Em geral as informações que não condizem com a realidade são as que se referem a hábitos alimentares, práticas esportivas, atividade física, regularidade com que seguem os tratamentos ou ainda em relação à adesão às terapias prescritas pelo médico. Pois essas omissões ou inverdades podem ter consequências na saúde; o desconhecimento de certos elementos por parte do médico pode levar a uma orientação deficiente, a uma prescrição com dosagem incorreta ou mesmo contra-indicada, ou à solicitação de exames complementares inúteis.
O resultado da pesquisa mencionada é surpreendente: a maioria das pessoas interrogadas relataram que deliberadamente praticaram uma omissão de informação pelo menos em um quesito.

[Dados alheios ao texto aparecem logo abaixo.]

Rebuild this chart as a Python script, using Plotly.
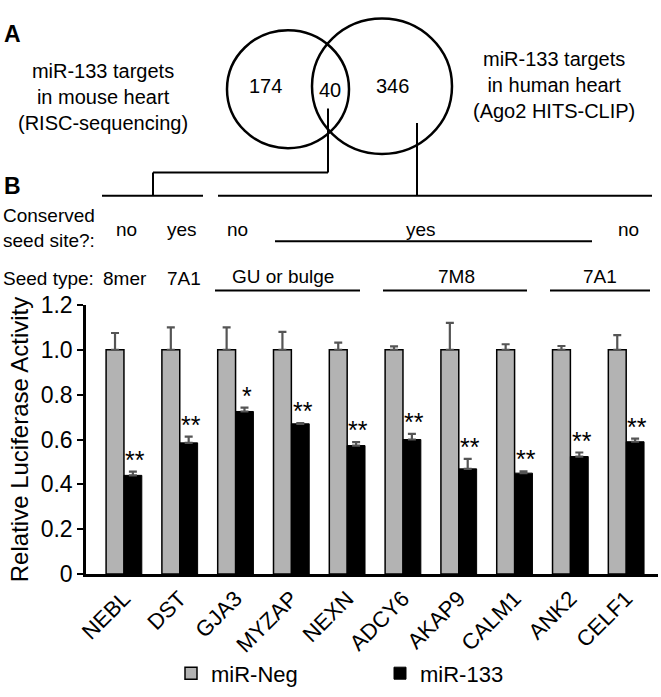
import plotly.graph_objects as go

# ---------------- data ----------------
genes = ["NEBL", "DST", "GJA3", "MYZAP", "NEXN", "ADCY6", "AKAP9", "CALM1", "ANK2", "CELF1"]
neg_vals = [1.0, 1.0, 1.0, 1.0, 1.0, 1.0, 1.0, 1.0, 1.0, 1.0]
neg_err = [0.075, 0.10, 0.10, 0.08, 0.032, 0.015, 0.12, 0.025, 0.017, 0.066]
mir_vals = [0.44, 0.585, 0.725, 0.67, 0.573, 0.60, 0.469, 0.45, 0.524, 0.59]
mir_err = [0.017, 0.028, 0.017, 0.003, 0.015, 0.025, 0.045, 0.008, 0.018, 0.014]
signif = ["**", "**", "*", "**", "**", "**", "**", "**", "**", "**"]
conserved = ["no", "yes", "no", "", "", "", "", "", "", "no"]
seed_type = ["8mer", "7A1"]
venn_counts = [174, 40, 346]
yticks = [0, 0.2, 0.4, 0.6, 0.8, 1.0, 1.2]
ytick_text = ["0", "0.2", "0.4", "0.6", "0.8", "1.0", "1.2"]

# ---------------- layout geometry ----------------
W, H = 661, 697
ML, MR, MT, MB = 86, 3, 305, 114
PW, PH = W - ML - MR, H - MT - MB


def xp(px):
    return (px - ML) / PW


def yp(py):
    return (H - MB - py) / PH


FONT = "Liberation Sans, Arial, sans-serif"
FS = 19
idx = list(range(len(genes)))

fig = go.Figure()
fig.add_trace(go.Bar(
    x=idx, y=neg_vals, name="miR-Neg",
    marker=dict(color="#b3b3b3", line=dict(color="black", width=1.5)),
    error_y=dict(type="data", array=neg_err, arrayminus=[0] * len(genes), symmetric=False,
                 color="#555555", thickness=2.2, width=4),
))
fig.add_trace(go.Bar(
    x=idx, y=mir_vals, name="miR-133",
    marker=dict(color="black", line=dict(color="black", width=1)),
    error_y=dict(type="data", array=mir_err, arrayminus=[0] * len(genes), symmetric=False,
                 color="#555555", thickness=2.2, width=4),
))

ann = []
shapes = []
# significance stars above miR-133 bars
for i, s in enumerate(signif):
    ann.append(dict(x=i + 0.2, y=mir_vals[i] + mir_err[i], xref="x", yref="y", text=s,
                    showarrow=False, yanchor="bottom", yshift=-4,
                    font=dict(size=25, color="black", family=FONT)))

def text(px, py, t, size=FS, xanchor="center", align="center", bold=False):
    ann.append(dict(x=xp(px), y=yp(py), xref="paper", yref="paper", text=("<b>%s</b>" % t) if bold else t,
                    showarrow=False, xanchor=xanchor, yanchor="middle", align=align,
                    font=dict(size=size, color="black", family=FONT)))

def line(x0, y0, x1, y1, w=2):
    shapes.append(dict(type="line", xref="paper", yref="paper", x0=xp(x0), y0=yp(y0), x1=xp(x1), y1=yp(y1),
                       line=dict(color="black", width=w)))

# panel letters
text(2, 25, "A", size=23, xanchor="left", bold=True)
text(2, 182, "B", size=23, xanchor="left", bold=True)

# Venn diagram
shapes.append(dict(type="circle", xref="paper", yref="paper", x0=xp(288 - 61), x1=xp(288 + 61),
                   y0=yp(82 + 61), y1=yp(82 - 61), line=dict(color="black", width=2.5)))
shapes.append(dict(type="circle", xref="paper", yref="paper", x0=xp(382 - 70), x1=xp(382 + 70),
                   y0=yp(79 + 70), y1=yp(79 - 70), line=dict(color="black", width=2.5)))
text(265, 79, str(venn_counts[0]), size=20)
text(330, 83, str(venn_counts[1]), size=20)
text(392, 79, str(venn_counts[2]), size=20)
text(103, 90, "miR-133 targets<br>in mouse heart<br>(RISC-sequencing)", size=20)
text(554, 78, "miR-133 targets<br>in human heart<br>(Ago2 HITS-CLIP)", size=20)

# connectors
line(328, 102, 328, 168)
line(153, 168, 328, 168)
line(153, 168, 153, 192)
line(417, 117, 417, 192)
line(102, 192, 203, 192)
line(218, 192, 652, 192)

# conserved row
text(1, 225, "Conserved<br>seed site?:", xanchor="left", align="left")
gx = [124 + 55.8 * i for i in idx]
for i, c in enumerate(conserved):
    if c:
        text(gx[i] + 2, 227, c)
text(421, 227, "yes")
line(275, 239, 592, 239)

# seed type row
text(1, 278, "Seed type:", xanchor="left")
text(gx[0] + 1, 278, seed_type[0])
text(gx[1] + 4, 278, seed_type[1])
text(283, 276, "GU or bulge")
line(215, 290, 360, 290)
text(456, 276, "7M8")
line(383, 290, 527, 290)
text(600, 276, "7A1")
line(550, 290, 650, 290)

fig.update_layout(
    width=W, height=H,
    margin=dict(l=ML, r=MR, t=MT, b=MB),
    paper_bgcolor="white", plot_bgcolor="white",
    barmode="group", bargap=0.36, bargroupgap=0,
    font=dict(family=FONT, size=FS, color="black"),
    annotations=ann, shapes=shapes,
    legend=dict(orientation="h", x=xp(171), y=yp(664), xanchor="left", yanchor="top",
                entrywidth=164, entrywidthmode="pixels", font=dict(size=22),
                bgcolor="rgba(0,0,0,0)"),
    xaxis=dict(range=[-0.68, 9.57], tickvals=idx, ticktext=genes, tickangle=-45,
               showline=True, linecolor="black", linewidth=3, ticks="", showgrid=False,
               zeroline=False, tickfont=dict(size=22)),
    yaxis=dict(range=[0, 1.2], tickvals=yticks, ticktext=ytick_text, ticks="outside",
               ticklen=6, tickwidth=2, tickcolor="black", showline=True, linecolor="black",
               linewidth=2.5, showgrid=False, zeroline=False, tickfont=dict(size=23),
               title=dict(text="Relative Luciferase Activity", font=dict(size=24), standoff=6)),
)

fig.write_html("out.html", config={"displayModeBar": False},
               post_script="document.body.style.margin='0';")
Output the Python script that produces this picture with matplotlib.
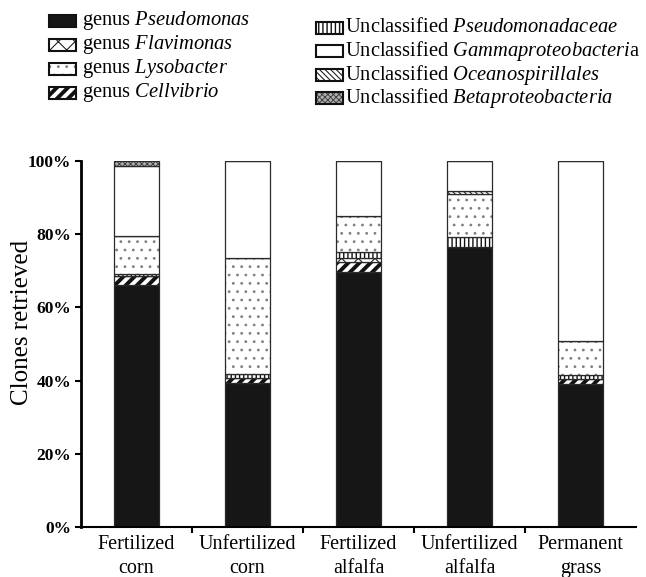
import matplotlib
matplotlib.use("Agg")
import matplotlib.pyplot as plt
from matplotlib.patches import Rectangle
import numpy as np

plt.rcParams['font.family'] = 'Liberation Serif'
plt.rcParams['mathtext.fontset'] = 'custom'
plt.rcParams['mathtext.rm'] = 'Liberation Serif'
plt.rcParams['mathtext.it'] = 'Liberation Serif:italic'
plt.rcParams['hatch.linewidth'] = 0.8

# Sites and clone composition (% of clones, bottom to top)
sites = ['Fertilized\ncorn', 'Unfertilized\ncorn', 'Fertilized\nalfalfa',
         'Unfertilized\nalfalfa', 'Permanent\ngrass']
pseudomonas       = [66.1, 39.3, 69.8, 76.6, 39.0]
cellvibrio        = [2.5, 1.5, 2.7, 0.0, 1.4]
flavimonas        = [0.0, 0.0, 1.0, 0.0, 0.0]
pseudomonadaceae  = [0.6, 0.9, 1.7, 2.5, 1.1]
lysobacter        = [10.3, 31.7, 9.9, 11.8, 9.4]
oceanospirillales = [0.0, 0.0, 0.0, 0.8, 0.0]
gammaproteo       = [19.1, 26.6, 14.9, 8.3, 49.1]
betaproteo        = [1.4, 0.0, 0.0, 0.0, 0.0]

# name, values, face colour, hatch, hatch colour, hatch line width
groups = [
    (r'genus $\mathit{Pseudomonas}$', pseudomonas, '#161616', None, '#161616', 0.8),
    (r'genus $\mathit{Cellvibrio}$', cellvibrio, 'white', '///', '#111111', 2.8),
    (r'genus $\mathit{Flavimonas}$', flavimonas, 'white', 'xx', '#222222', 0.8),
    (r'Unclassified $\mathit{Pseudomonadaceae}$', pseudomonadaceae, 'white', '||||', '#111111', 1.0),
    (r'genus $\mathit{Lysobacter}$', lysobacter, 'white', '..', '#808080', 0.8),
    (r'Unclassified $\mathit{Oceanospirillales}$', oceanospirillales, 'white', '\\\\\\\\\\\\', '#222222', 0.8),
    (r'Unclassified $\mathit{Gammaproteobacteri}$a', gammaproteo, 'white', None, 'white', 0.8),
    (r'Unclassified $\mathit{Betaproteobacteria}$', betaproteo, '#b0b0b0', 'xxxxxx', '#404040', 0.7),
]
style = {g[0]: g[2:] for g in groups}

fig = plt.figure(figsize=(6.46, 5.77), dpi=100)
ax = fig.add_axes([0.1254, 0.0867, 0.8591, 0.6343])

x = np.arange(len(sites))
width = 0.405
bottom = np.zeros(len(sites))
for name, vals, fc, hatch, hc, hlw in groups:
    vals = np.array(vals)
    bars = ax.bar(x, vals, width, bottom=bottom, color=fc, edgecolor=hc,
                  hatch=hatch, linewidth=0)
    if hasattr(bars[0], 'set_hatch_linewidth'):
        for b in bars:
            b.set_hatch_linewidth(hlw)
    ax.bar(x, vals, width, bottom=bottom, fill=False, edgecolor='#2a2a2a',
           linewidth=0.9)
    bottom += vals

ax.set_xlim(-0.5, len(sites) - 0.5)
ax.set_ylim(0, 100)
ax.spines['top'].set_visible(False)
ax.spines['right'].set_visible(False)
ax.spines['left'].set_linewidth(2)
ax.spines['bottom'].set_linewidth(1.5)

ax.set_yticks(np.arange(0, 101, 20))
ax.set_yticklabels(['%d%%' % v for v in range(0, 101, 20)],
                   fontsize=12.5, fontweight='bold')
ax.tick_params(axis='y', direction='out', length=4, width=1.5, pad=3)

ax.set_xticks(x)
ax.set_xticklabels(sites, fontsize=14.5, linespacing=1.3)
ax.tick_params(axis='x', which='major', length=0, pad=6)
ax.set_xticks(x[:-1] + 0.5, minor=True)
ax.tick_params(axis='x', which='minor', direction='out', length=4, width=1.5)

ax.set_ylabel('Clones retrieved', fontsize=18, va='center')
ax.yaxis.set_label_coords(-0.106, 0.56)

# two-column key above the plot
left_col = ['genus $\\mathit{Pseudomonas}$', 'genus $\\mathit{Flavimonas}$',
            'genus $\\mathit{Lysobacter}$', 'genus $\\mathit{Cellvibrio}$']
right_col = ['Unclassified $\\mathit{Pseudomonadaceae}$',
             'Unclassified $\\mathit{Gammaproteobacteri}$a',
             'Unclassified $\\mathit{Oceanospirillales}$',
             'Unclassified $\\mathit{Betaproteobacteria}$']
W, H = 646.0, 577.0
columns = [(left_col, 49, 82, [21, 45, 69, 93]),
           (right_col, 316, 345, [28, 51, 75, 98])]
for labels, px, tx, rows in columns:
    for lab, py in zip(labels, rows):
        fc, hatch, hc, hlw = style[lab]
        r = Rectangle((px / W, 1 - (py + 6) / H), 27 / W, 12 / H,
                      transform=fig.transFigure, facecolor=fc, edgecolor=hc,
                      hatch=hatch, linewidth=0)
        if hasattr(r, 'set_hatch_linewidth'):
            r.set_hatch_linewidth(hlw)
        fig.add_artist(r)
        fig.add_artist(Rectangle((px / W, 1 - (py + 6) / H), 27 / W, 12 / H,
                                 transform=fig.transFigure, fill=False,
                                 edgecolor='#111111', linewidth=1.5))
        fig.text(tx / W, 1 - py / H, lab, fontsize=14.8, va='center', ha='left')

fig.savefig('out.png', dpi=100)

Do mesmo modo, mais de um terço dos pacientes afirmaram não ter expressado o seu desacordo em relação ao médico; um em cada cinco não seguiram corretamente o tratamento prescrito, sendo que 11% tomaram medicamentos indicados por outra pessoa. Se as conclusões desta pesquisa forem generalizadas, significa que os médicos não dispõem rotineiramente de todas as informações necessárias, o que pode prejudicar a qualidade dos cuidados, principalmente em relação aos pacientes portadores de doenças crônicas.
Mas por que esta falta de confiança? A maioria dos entrevistados disse que não queria ser julgada ou ouvir sermões dos seus médicos. Tiveram medo de serem taxados como maus pacientes ou pensaram que certas informações não tinham importância. Também houve por parte de alguns pacientes o receio de “gastar” o tempo do médico, principalmente naquelas regiões caracterizadas como desertos médicos.
Os pacientes que mais omitem são os portadores de doenças crônicas, portanto com necessidade maior de serem bem tratados e acabam paradoxalmente recebendo menos cuidados. Muitos não confessaram estarem fazendo tratamentos com medicina alternativa. Cabe ao médico fazer de tudo para evitar os mal-entendidos que podem ser prejudiciais. Deve se ter em mente que a sua responsabilidade não se limita apenas em explicar corretamente, mas deve se assegurar que o seu paciente entendeu corretamente. A propensão de que certos pacientes podem mentir é bem conhecida dos médicos que tratam de pacientes dependentes químicos.
De um modo geral os médicos não devem ficar surpresos com essas conclusões pois como em qualquer relação humana a confiança precisa de tempo para ser construída. Infelizmente o tempo é que às vezes nos falta nos dias de hoje!